Destroyer are off the leash. After finishing their last impeccable LP Kaputt nearly two years ago – and touring it ever since – they’ve reached a stage where convincing audiences worldwide of its brilliance by having their set consist almost solely of songs lifted from it is less of a concern. After the record of year plaudits here and prestigious award nominations there, few here tonight are unconvinced of its majesty. So compared to the last time we saw them, nearly a year ago just down the road at Heaven (where they played all but one song from their then-newly released LP), tonight sees them go wild.

Not that wild, obviously – Destroyer are hardly Death Grips, but they are just as gripping a live spectacle. In terms of the musicians accompanying front man Daniel Bejar to the stage, they’re a very similar set up to the live band who’ve been spreading Kaputt’s glory far and wide the past few years. But what’s changed is the set list, which now features a handful of what we presume are brand new numbers that hark back to their previous undisputed masterpiece, 2006’s Destroyer’s Rubies. These songs have that ‘band playing in a room’ feeling that Kaputt strove so hard to get away from (though with huge success).
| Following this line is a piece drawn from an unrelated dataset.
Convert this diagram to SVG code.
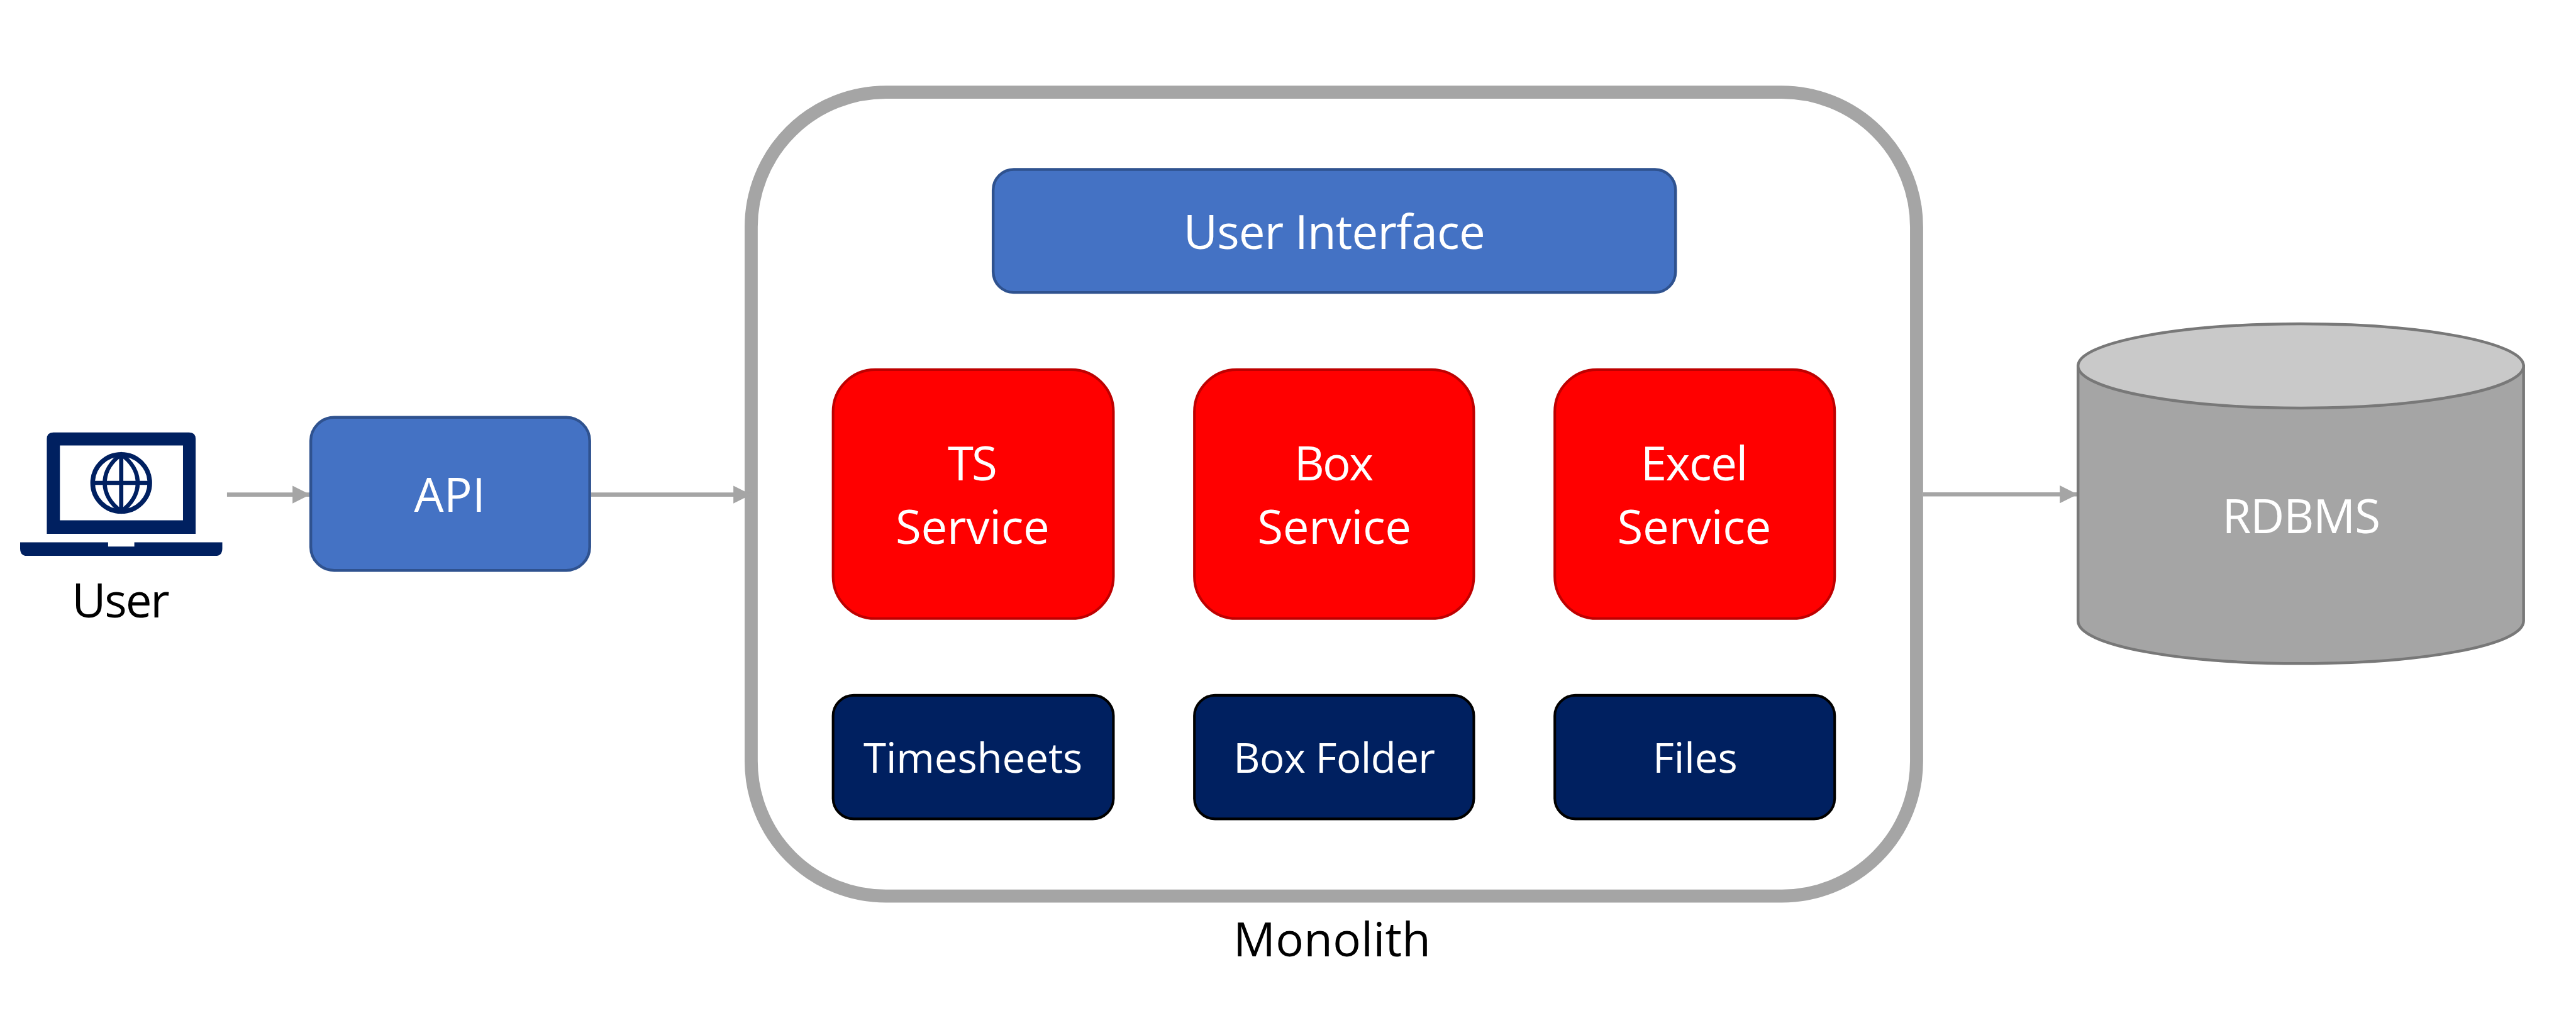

It’s the sound that was so excellently captured on Rubies, but here it’s added to by a band whose musicianship shines through in a way that record seemed to hide, as if somewhat embarrassed by its own talent. Whatever form Bejar’s next album takes, from the sounds of these teasers, it’s going to be another excellent one. Boring, huh.

Those Rubies songs are also given something of a makeover thanks to the presence of the hugely reverb-laden saxophones, trumpets and flute that, in the aftermath of Kaputt, have become something of a Destroyer calling card. What’s fascinating tonight is to hear how wonderful it sounds when applied to Bejar’s less silky-smooth recordings, revealing muscles to songs like ‘European Oils’, the now distinctly Pulp-like ‘Looters’ Follies’ and a closing ten minutes of ‘Rubies’ (a proper ‘oh my god I can’t believe they played that’ moment) that they’d previously never had flexed.

Of course, a fair chunk of the evening is dedicated to Kaputt material, and rightly so – over the course of the past 18 months, it’s an album that’s graduated from being one of my favourites of recent years to one of my favourites from any year. And though a second-song airing of ‘Savage Night at the Opera’ is damaged somewhat by Village Underground’s unpreparedness for its bass-led onslaught, once the sound is sorted out, ‘Chinatown’, Suicide Demo For Kara Walker’ and an especially furious rendition of ‘Blue Eyes’ (which leaves all the woodwind players red in the face) sound just as glorious in the flesh as they do in your home. Probably. I don’t know your homes.